* Start SUPPLIED MATERIAL *
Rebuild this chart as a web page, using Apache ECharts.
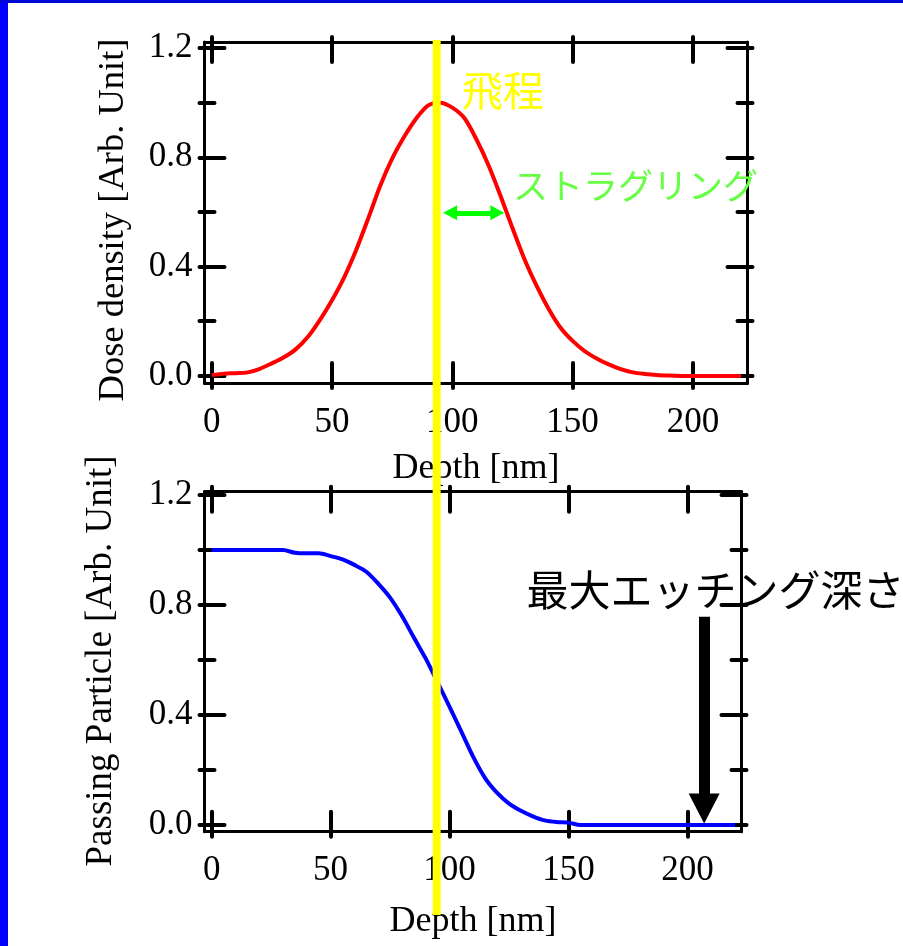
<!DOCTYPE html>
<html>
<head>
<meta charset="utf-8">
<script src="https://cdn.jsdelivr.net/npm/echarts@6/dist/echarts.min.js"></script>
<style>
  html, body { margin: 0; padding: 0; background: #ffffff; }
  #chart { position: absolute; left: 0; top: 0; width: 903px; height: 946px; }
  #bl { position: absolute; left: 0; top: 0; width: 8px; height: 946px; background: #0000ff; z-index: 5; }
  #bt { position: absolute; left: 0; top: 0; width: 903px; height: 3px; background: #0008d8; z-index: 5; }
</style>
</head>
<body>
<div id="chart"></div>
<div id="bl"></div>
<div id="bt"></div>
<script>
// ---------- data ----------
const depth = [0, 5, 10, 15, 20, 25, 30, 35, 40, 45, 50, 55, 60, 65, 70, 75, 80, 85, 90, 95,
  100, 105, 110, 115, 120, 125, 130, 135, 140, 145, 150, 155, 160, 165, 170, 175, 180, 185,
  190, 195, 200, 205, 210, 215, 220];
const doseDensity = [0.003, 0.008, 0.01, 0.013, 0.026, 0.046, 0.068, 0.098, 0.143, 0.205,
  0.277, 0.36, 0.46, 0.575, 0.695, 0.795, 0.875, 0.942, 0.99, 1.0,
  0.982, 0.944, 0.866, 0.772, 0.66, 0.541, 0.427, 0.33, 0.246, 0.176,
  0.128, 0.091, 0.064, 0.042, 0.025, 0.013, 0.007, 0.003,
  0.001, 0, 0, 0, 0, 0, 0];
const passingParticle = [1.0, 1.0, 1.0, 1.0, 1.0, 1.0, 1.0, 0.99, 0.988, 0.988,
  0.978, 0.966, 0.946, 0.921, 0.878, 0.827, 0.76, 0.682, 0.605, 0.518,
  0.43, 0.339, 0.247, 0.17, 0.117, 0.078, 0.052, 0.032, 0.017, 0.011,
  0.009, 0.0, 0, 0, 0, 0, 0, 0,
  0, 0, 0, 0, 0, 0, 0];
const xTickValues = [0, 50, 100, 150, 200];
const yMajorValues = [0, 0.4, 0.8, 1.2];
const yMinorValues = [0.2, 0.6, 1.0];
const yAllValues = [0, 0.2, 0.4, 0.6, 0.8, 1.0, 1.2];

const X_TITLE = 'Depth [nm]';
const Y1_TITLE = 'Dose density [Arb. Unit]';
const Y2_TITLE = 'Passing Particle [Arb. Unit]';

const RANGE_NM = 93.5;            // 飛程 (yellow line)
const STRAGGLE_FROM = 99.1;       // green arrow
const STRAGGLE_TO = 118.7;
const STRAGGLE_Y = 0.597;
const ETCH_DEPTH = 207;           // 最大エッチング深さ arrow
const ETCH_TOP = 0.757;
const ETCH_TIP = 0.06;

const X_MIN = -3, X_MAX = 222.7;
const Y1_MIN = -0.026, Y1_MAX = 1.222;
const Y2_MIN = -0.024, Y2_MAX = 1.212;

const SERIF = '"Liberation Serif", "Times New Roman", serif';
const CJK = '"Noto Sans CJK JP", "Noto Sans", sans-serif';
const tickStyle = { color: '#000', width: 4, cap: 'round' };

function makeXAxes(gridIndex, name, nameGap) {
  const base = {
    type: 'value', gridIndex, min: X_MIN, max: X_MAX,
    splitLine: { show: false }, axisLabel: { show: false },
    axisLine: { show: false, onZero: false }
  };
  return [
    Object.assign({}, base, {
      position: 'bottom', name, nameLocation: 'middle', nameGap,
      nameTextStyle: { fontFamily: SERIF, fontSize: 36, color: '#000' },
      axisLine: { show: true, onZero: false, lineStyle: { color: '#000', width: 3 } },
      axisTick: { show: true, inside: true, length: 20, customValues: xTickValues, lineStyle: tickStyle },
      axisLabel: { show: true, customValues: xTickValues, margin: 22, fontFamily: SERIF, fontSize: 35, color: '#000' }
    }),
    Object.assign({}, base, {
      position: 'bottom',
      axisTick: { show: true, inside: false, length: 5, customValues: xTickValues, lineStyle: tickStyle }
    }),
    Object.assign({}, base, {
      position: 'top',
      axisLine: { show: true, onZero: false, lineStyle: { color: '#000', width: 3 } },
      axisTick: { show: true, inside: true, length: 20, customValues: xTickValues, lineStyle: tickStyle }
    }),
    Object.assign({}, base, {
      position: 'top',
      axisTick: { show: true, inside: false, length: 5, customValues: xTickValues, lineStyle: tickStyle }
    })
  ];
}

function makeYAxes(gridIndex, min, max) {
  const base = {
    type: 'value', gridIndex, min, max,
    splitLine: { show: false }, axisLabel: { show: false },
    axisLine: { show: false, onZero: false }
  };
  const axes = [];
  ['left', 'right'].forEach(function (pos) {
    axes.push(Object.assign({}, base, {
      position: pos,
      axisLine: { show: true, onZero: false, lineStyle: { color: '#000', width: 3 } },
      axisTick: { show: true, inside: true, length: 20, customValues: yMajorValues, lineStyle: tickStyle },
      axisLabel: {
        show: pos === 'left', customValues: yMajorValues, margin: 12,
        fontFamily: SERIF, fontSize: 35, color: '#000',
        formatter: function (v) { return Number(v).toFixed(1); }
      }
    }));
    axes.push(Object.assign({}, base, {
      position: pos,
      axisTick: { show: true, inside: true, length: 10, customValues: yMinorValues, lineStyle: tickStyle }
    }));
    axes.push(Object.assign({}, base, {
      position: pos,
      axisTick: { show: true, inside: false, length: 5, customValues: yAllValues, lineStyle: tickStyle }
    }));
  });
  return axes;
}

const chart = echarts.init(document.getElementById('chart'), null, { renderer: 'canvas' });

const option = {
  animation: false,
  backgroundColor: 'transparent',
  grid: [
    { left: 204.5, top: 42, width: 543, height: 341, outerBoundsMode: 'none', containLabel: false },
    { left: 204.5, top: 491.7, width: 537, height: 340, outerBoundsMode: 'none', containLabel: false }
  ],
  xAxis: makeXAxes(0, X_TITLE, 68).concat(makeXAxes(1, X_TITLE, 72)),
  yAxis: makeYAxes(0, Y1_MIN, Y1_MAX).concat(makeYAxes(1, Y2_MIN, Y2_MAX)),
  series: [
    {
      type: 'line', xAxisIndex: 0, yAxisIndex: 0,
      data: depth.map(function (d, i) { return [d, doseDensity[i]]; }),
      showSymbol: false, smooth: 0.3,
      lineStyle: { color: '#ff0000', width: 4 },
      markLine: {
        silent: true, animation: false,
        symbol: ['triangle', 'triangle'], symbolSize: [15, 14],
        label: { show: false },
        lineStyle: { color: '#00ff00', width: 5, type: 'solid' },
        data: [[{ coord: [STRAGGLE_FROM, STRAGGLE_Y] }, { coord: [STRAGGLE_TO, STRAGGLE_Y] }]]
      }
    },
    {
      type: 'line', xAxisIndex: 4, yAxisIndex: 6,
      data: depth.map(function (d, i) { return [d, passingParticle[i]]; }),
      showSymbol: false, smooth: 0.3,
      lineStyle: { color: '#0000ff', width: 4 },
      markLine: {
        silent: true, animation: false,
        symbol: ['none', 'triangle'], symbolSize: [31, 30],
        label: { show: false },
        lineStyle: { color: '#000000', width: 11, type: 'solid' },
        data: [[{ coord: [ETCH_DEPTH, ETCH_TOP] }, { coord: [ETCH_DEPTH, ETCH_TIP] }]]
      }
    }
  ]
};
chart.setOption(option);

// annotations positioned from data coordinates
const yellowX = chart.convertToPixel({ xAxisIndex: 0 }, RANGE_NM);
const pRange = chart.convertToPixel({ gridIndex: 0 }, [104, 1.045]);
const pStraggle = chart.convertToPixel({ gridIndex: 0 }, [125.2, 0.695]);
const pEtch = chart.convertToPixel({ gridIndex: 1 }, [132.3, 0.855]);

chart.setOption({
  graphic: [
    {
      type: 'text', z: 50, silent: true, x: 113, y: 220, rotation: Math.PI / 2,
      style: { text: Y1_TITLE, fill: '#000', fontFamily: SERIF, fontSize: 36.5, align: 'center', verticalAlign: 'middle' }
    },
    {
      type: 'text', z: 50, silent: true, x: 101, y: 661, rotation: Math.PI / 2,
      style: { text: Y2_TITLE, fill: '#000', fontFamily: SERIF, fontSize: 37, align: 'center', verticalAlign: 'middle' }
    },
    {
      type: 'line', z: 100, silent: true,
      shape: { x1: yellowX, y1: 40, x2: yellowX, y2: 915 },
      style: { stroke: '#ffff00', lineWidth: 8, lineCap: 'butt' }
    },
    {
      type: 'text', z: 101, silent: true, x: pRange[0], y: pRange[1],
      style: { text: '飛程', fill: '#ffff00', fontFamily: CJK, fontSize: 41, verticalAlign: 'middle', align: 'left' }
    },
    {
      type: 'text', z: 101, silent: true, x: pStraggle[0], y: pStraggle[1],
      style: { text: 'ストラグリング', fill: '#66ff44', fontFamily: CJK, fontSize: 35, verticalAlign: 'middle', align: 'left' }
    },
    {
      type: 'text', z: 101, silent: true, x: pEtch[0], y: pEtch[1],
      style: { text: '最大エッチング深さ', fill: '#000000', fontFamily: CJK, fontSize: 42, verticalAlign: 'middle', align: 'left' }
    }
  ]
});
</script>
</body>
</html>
* End SUPPLIED MATERIAL *
■ WRITTEN TASK
Give again, word for word, every line from the top of the data through the line with "const ETCH_TIP = 0.06;", both ends included, and exclude the pictures.

■ FULL RESPONSE
Rebuild this chart as a web page, using Apache ECharts.
<!DOCTYPE html>
<html>
<head>
<meta charset="utf-8">
<script src="https://cdn.jsdelivr.net/npm/echarts@6/dist/echarts.min.js"></script>
<style>
  html, body { margin: 0; padding: 0; background: #ffffff; }
  #chart { position: absolute; left: 0; top: 0; width: 903px; height: 946px; }
  #bl { position: absolute; left: 0; top: 0; width: 8px; height: 946px; background: #0000ff; z-index: 5; }
  #bt { position: absolute; left: 0; top: 0; width: 903px; height: 3px; background: #0008d8; z-index: 5; }
</style>
</head>
<body>
<div id="chart"></div>
<div id="bl"></div>
<div id="bt"></div>
<script>
// ---------- data ----------
const depth = [0, 5, 10, 15, 20, 25, 30, 35, 40, 45, 50, 55, 60, 65, 70, 75, 80, 85, 90, 95,
  100, 105, 110, 115, 120, 125, 130, 135, 140, 145, 150, 155, 160, 165, 170, 175, 180, 185,
  190, 195, 200, 205, 210, 215, 220];
const doseDensity = [0.003, 0.008, 0.01, 0.013, 0.026, 0.046, 0.068, 0.098, 0.143, 0.205,
  0.277, 0.36, 0.46, 0.575, 0.695, 0.795, 0.875, 0.942, 0.99, 1.0,
  0.982, 0.944, 0.866, 0.772, 0.66, 0.541, 0.427, 0.33, 0.246, 0.176,
  0.128, 0.091, 0.064, 0.042, 0.025, 0.013, 0.007, 0.003,
  0.001, 0, 0, 0, 0, 0, 0];
const passingParticle = [1.0, 1.0, 1.0, 1.0, 1.0, 1.0, 1.0, 0.99, 0.988, 0.988,
  0.978, 0.966, 0.946, 0.921, 0.878, 0.827, 0.76, 0.682, 0.605, 0.518,
  0.43, 0.339, 0.247, 0.17, 0.117, 0.078, 0.052, 0.032, 0.017, 0.011,
  0.009, 0.0, 0, 0, 0, 0, 0, 0,
  0, 0, 0, 0, 0, 0, 0];
const xTickValues = [0, 50, 100, 150, 200];
const yMajorValues = [0, 0.4, 0.8, 1.2];
const yMinorValues = [0.2, 0.6, 1.0];
const yAllValues = [0, 0.2, 0.4, 0.6, 0.8, 1.0, 1.2];

const X_TITLE = 'Depth [nm]';
const Y1_TITLE = 'Dose density [Arb. Unit]';
const Y2_TITLE = 'Passing Particle [Arb. Unit]';

const RANGE_NM = 93.5;            // 飛程 (yellow line)
const STRAGGLE_FROM = 99.1;       // green arrow
const STRAGGLE_TO = 118.7;
const STRAGGLE_Y = 0.597;
const ETCH_DEPTH = 207;           // 最大エッチング深さ arrow
const ETCH_TOP = 0.757;
const ETCH_TIP = 0.06;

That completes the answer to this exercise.